I don’t like this kind of angled seats.  The NZ ones are similar to the design of Virgin Atlantic’s Business Class (Upper Class—see my review here).  The seats feel a bit cramped and somehow too close to one’s neighbor, which I grant is an odd description considering that Air NZ Premium Economy seats are in reality closer together than those in Business.  And yet I prefer the PE seat configuration.

We were soon airborne and bound for Los Angeles, and the grand service began.  The evening meal came, as always in every airline’s Business Class, in several courses. It was all superior to the food in PE, even if awkwardly served on the large tray that pops up at the flick of a button.  Awkward because of the odd way the food portions were placed counterintuitively lengthwise on the tray, not because of flight attendant inadequacy. All good, though, including hot tea to finish.

Air NZ’s new biz seats have little ability to recline because of the bed mechanism.  At the touch of another button, the entire seat flips over with a soft “pop” sound and becomes a flat surfaced bed on which the FAs unroll a slim but comfortable padded mattress. Passengers then crawl up onto the flat surface, which is rigid and incapable of any nuances in recline (it’s binary: either flat or a chair, as you choose).

It slept well, though I found it nearly impossible to prop myself up to watch a movie (I was hoping to finish “Harper”).  Finally I gave up and drifted off to dreamland.

While I made an early morning trip to the head, the FAs unmade my bed without asking.  It was time for breakfast, so I didn’t complain.  Soon I had several more courses of the usual cold and hot breakfast items one expects in airplane front cabins.  By the time we touched down at LAX I was feeling sated and rested.  I had even managed to finish watching “Harper” while enjoying breakfast.

In summary, both Business and Premium Economy on Air New Zealand were excellent: comfortable, spacious enough, with service well done.  You can’t go wrong with either one, but if you want to stretch your dollars, I recommend the substantial comfort and spatial bump to PE above regular coach.  Usually that economy-to-PE fare difference won’t break the bank, and by comparison to Business fares, PE is a bargain.

One thought on “Air New Zealand’s Premium Economy or lie-flat Business Class: Which is better?

  1. Will – the habit of having airport buses wait until they are completely packed is worldwide.

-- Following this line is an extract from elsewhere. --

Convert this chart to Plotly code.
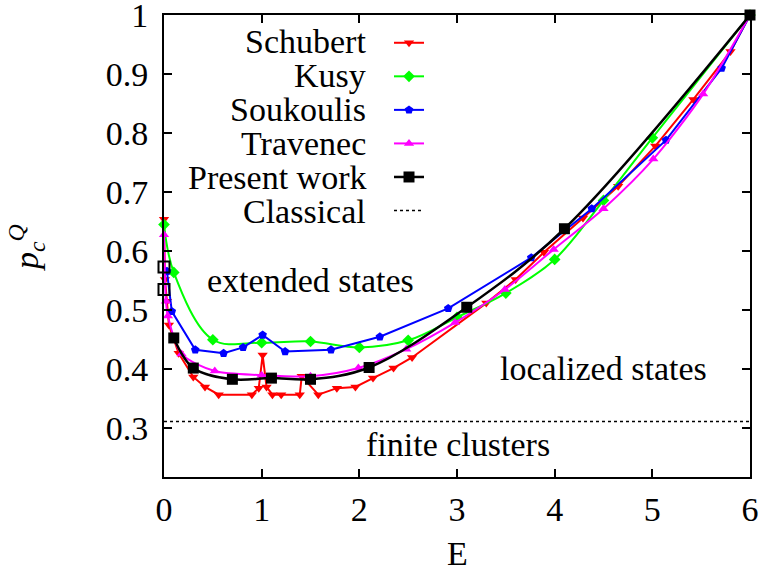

Airport people are just as stupid as airline people.

    Sometimes you see bus number one departing completely packed, while bus number two has the last four or five people in it. They are not smart enough to load buses more even, so everyone can have a decent ride.

    Another issue: Wouldn’t you think that airports are ideal location for electric buses? No – instead they sit there idling, and spewing diesel fumes, so everyone gets poisoned, business class folks included.

    In summer they idle to keep the A/C going, in winter to keep the heat going. If it’s not my bus that’s killing me, then it’s the one next to us. In winter, when it’s 20 degrees and some temperature inversion – it can get really nasty.

    The managers don’t notice and don’t care, and the employees probably are too afraid to mention something, about these appalling conditions, so they won’t get fired.